GOAL:
Find and return each line containing "standalone".

INFORMATION SHOWN:
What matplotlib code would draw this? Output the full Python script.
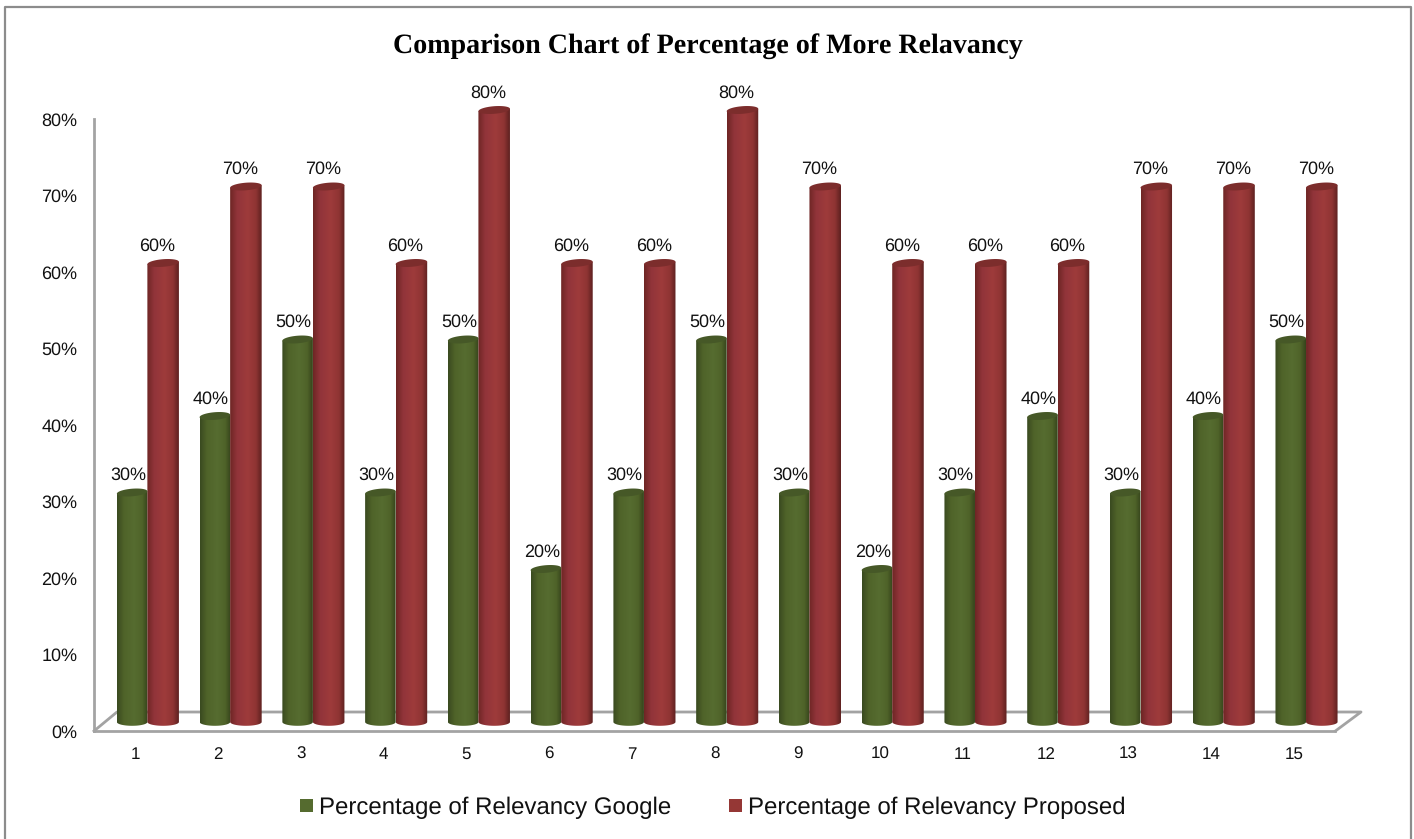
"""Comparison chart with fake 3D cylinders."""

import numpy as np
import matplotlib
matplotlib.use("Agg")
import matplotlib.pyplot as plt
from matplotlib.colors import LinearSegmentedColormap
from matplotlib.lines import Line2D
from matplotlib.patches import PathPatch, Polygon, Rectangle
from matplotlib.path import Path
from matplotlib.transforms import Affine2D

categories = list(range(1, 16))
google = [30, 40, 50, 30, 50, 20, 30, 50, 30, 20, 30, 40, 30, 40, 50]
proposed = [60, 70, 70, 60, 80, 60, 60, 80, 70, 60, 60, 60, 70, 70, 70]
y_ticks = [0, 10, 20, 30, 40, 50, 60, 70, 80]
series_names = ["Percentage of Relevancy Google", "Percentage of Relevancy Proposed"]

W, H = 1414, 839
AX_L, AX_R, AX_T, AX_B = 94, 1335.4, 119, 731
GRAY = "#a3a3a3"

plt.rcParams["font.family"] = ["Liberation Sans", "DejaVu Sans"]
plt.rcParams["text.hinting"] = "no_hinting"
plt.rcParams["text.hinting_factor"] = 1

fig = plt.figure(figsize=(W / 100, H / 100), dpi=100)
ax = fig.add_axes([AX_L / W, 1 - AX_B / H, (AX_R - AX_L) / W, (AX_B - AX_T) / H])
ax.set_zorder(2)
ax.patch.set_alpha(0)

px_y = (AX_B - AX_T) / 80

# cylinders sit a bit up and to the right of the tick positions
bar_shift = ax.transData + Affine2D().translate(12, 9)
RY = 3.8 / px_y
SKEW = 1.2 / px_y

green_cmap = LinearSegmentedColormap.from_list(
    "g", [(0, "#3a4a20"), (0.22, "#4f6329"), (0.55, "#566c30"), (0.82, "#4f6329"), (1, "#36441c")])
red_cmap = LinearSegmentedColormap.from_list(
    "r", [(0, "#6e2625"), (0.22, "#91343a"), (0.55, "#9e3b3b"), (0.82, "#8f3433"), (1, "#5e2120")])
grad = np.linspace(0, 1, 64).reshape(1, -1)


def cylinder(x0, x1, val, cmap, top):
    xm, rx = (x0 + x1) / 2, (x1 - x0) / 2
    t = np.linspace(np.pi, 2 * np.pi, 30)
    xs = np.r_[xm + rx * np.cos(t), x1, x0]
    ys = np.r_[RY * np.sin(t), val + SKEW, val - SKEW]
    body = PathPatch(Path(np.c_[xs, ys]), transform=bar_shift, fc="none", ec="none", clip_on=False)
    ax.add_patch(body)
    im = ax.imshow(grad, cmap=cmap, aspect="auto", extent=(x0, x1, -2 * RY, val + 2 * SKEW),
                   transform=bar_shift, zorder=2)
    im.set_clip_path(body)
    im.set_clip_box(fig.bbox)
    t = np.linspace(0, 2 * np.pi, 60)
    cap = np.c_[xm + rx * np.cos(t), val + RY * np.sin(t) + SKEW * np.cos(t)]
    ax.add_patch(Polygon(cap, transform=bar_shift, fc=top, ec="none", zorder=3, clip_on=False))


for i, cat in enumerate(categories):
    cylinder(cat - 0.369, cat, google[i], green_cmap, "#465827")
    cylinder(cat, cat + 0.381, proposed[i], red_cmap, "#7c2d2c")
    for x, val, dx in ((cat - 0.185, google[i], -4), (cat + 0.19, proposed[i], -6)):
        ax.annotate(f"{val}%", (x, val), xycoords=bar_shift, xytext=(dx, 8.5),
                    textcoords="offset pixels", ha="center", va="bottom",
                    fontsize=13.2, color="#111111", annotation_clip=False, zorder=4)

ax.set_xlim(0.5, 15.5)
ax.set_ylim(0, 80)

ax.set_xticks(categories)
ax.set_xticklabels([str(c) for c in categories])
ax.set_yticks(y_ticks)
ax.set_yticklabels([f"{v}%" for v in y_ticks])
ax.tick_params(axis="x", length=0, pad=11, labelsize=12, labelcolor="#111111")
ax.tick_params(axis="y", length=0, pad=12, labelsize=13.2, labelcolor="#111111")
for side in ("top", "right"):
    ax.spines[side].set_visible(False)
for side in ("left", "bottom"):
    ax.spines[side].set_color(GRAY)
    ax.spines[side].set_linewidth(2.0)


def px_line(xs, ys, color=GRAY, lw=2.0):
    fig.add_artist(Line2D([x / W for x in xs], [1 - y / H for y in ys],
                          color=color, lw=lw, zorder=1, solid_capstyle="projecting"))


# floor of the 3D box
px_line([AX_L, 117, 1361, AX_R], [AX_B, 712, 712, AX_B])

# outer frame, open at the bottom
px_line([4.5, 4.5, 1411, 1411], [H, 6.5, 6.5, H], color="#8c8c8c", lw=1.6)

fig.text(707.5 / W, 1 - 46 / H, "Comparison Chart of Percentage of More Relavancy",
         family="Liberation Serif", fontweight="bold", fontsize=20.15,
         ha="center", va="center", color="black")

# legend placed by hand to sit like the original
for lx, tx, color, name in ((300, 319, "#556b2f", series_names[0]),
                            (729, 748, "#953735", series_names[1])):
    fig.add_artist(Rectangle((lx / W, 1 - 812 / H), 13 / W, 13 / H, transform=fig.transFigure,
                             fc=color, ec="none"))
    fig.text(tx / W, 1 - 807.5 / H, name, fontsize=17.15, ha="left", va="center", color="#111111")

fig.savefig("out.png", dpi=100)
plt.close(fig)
...
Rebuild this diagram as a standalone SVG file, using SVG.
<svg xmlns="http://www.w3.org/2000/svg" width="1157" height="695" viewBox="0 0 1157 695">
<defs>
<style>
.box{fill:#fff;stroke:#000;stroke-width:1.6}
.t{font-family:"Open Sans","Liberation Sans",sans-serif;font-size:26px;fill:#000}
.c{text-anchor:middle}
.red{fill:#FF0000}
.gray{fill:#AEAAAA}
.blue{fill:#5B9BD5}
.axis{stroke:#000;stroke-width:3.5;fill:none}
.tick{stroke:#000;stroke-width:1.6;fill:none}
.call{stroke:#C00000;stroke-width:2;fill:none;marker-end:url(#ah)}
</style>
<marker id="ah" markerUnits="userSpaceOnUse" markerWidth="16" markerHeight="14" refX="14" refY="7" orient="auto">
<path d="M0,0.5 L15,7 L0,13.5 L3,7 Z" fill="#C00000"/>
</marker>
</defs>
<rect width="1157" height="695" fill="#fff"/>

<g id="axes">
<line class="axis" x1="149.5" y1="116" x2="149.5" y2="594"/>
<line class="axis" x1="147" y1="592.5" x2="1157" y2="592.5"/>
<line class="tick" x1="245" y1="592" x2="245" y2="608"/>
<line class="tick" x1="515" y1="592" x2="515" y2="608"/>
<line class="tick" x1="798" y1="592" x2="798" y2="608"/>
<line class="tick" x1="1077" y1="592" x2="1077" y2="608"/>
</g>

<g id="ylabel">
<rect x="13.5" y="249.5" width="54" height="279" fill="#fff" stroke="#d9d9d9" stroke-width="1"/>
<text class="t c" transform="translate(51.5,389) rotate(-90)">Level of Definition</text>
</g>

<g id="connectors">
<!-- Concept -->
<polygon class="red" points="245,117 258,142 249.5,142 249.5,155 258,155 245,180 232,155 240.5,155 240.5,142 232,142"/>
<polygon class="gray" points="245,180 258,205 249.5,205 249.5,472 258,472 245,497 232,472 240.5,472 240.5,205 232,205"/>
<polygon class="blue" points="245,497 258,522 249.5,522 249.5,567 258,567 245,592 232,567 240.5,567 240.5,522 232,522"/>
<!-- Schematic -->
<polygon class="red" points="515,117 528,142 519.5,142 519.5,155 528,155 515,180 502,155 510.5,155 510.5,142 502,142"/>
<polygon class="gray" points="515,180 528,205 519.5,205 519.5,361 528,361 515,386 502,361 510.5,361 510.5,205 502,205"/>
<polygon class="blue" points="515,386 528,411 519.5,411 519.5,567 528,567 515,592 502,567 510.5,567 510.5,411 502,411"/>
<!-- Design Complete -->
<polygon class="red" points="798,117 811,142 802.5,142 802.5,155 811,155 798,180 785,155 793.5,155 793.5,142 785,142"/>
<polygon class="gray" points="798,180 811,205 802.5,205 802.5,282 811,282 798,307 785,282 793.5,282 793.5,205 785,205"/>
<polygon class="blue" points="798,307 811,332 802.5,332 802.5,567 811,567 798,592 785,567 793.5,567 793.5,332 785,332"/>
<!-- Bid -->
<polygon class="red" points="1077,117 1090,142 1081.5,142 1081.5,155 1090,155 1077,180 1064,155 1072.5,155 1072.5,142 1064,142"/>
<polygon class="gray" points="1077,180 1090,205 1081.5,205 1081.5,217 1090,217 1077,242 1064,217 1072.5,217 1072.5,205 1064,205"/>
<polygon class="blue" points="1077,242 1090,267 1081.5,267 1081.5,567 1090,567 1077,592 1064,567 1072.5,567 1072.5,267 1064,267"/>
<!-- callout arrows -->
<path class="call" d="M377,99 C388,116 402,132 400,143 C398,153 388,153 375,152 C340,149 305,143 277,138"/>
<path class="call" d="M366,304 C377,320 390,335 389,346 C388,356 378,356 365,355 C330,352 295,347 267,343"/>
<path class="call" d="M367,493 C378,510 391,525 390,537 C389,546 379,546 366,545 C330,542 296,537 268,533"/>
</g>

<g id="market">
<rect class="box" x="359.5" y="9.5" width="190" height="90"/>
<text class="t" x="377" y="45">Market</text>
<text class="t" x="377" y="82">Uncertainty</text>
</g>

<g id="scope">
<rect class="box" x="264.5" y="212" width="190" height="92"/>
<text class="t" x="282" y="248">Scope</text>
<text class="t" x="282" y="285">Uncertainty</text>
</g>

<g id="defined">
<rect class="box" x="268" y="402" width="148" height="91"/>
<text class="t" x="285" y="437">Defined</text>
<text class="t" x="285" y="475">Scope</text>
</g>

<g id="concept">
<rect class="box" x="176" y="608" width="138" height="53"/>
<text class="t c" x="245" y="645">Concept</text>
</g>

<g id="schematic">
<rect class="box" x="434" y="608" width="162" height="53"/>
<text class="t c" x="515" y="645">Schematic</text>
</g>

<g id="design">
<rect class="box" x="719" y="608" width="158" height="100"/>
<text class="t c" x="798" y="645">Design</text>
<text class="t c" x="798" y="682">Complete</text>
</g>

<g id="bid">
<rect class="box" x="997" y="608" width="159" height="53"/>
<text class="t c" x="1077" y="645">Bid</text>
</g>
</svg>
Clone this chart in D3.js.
* * *
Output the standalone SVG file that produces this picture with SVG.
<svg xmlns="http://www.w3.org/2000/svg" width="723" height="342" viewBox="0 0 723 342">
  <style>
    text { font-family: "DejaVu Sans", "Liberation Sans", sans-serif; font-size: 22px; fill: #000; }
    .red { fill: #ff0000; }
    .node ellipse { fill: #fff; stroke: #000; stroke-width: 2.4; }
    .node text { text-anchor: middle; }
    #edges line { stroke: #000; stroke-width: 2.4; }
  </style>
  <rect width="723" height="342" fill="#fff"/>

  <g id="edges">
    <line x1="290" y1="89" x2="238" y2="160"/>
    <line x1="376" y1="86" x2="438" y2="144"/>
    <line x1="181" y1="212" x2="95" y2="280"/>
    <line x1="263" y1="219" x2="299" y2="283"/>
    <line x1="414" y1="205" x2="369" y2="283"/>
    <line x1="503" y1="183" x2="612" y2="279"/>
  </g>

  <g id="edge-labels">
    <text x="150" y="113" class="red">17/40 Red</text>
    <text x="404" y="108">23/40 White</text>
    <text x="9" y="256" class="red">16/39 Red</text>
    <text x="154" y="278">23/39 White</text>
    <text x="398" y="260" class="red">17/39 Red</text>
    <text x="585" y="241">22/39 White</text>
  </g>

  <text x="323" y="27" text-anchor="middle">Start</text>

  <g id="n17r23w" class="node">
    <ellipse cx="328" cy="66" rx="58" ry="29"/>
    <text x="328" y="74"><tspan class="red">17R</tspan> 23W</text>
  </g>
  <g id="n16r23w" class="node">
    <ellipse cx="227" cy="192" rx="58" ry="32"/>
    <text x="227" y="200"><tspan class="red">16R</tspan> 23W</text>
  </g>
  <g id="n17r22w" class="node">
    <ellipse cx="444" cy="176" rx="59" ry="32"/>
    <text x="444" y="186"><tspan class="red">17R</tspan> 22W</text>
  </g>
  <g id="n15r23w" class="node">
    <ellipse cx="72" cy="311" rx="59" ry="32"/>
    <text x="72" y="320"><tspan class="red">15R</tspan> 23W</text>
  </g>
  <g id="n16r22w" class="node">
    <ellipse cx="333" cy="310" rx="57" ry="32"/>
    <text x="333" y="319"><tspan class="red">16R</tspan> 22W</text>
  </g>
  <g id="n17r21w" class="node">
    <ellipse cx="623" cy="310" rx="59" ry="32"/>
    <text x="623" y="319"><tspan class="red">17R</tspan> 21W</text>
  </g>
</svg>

FINISHED EXERCISE:
Rebuild this diagram as a standalone SVG file, using SVG.
Output the standalone SVG file that produces this picture with SVG.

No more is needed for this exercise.